Retrocedendo um pouco no tempo, naquela mesma década de 1960, dois anos antes do meu ingresso na escola, o presidente João Goulart assinou alguns decretos como: Encampação das refinarias de petróleo privadas; reforma agrária à beira de rodovias, ferrovias, rios navegáveis e açudes e um decreto tabelando aluguéis. Esses decretos contribuíram para a sua deposição.

Avançando no tempo, agora na década de 1970, um ano depois de terminar o segundo grau, uma nova Lei de Segurança Nacional foi promulgada, mais branda se comparada com as anteriores. Era 1978, o regime militar estava perdendo força, é extinto o AI-5, e a abertura política progride lentamente.

A primeira demonstração pública de patriotismo que me lembro foi na copa de 1970, quando “noventa milhões em ação” cantaram  Pra Frente Brasil. Ninguém comentava mais a queda do, então técnico, João Saldanha, responsável por classificar o Brasil nas eliminatórias, mas que era filiado ao Partido Comunista e não queria convocar o folclórico “Dadá Maravilha”. João “Sem Medo” caiu sob alegação de que cortaria o rei Pelé da seleção por ser míope, jogando-o contra a população, que não admitia ver o craque fora da copa.

Foram dez anos desde a noite chuvosa de 1968 até o fim do ato institucional, tempo suficiente para fazer calar a geração que viria após uma eventual conquista popular, e crescemos no obscurantismo.

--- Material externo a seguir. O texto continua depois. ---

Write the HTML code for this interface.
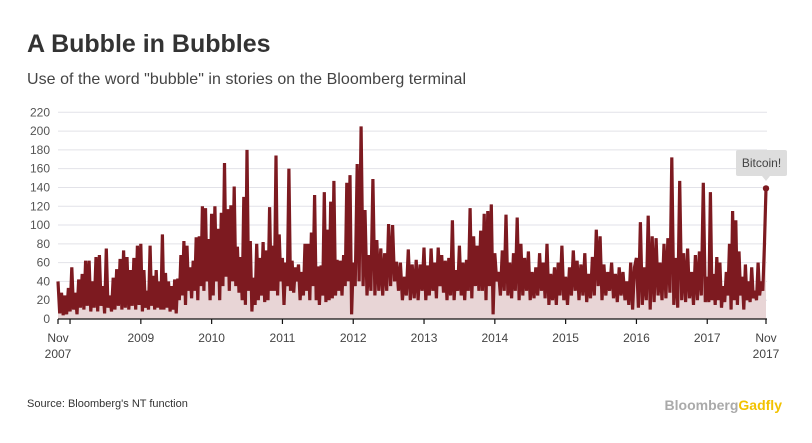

-“Seus pais estão em casa?” – perguntou mais uma vez um dos homens. Minha mãe chegou logo depois e abriu a porta. Eles se identificaram como sendo Agentes do Governo, eram do DOPS (Departamento de Ordem Política e Social). Queriam informações sobre um parente nosso, um tio, que não havia sido encontrado em sua residência. Minha mãe disse que ele não estava ali mas deu permissão para que entrassem. Eu os segui pelos cômodos e reparei que eram mais altos do que aparentavam quando os vi pela portinhola, entraram no meu quarto e esbarraram na minha mesa de jogar botão que caiu, procuraram e, não o encontrando, agradeceram e foram embora.

Fiquei olhando para minha mãe sem entender nada, ela sabia
 o que tinha acontecido ali, não lembro sobre o que conversamos naquela noite, mas o silencio dos dias, meses e anos que se seguiram, foram suficientes para que eu entendesse que ficar quieto não foi a melhor opção.  

E assim crescemos, politicamente, com a miopia inexistente do Pelé.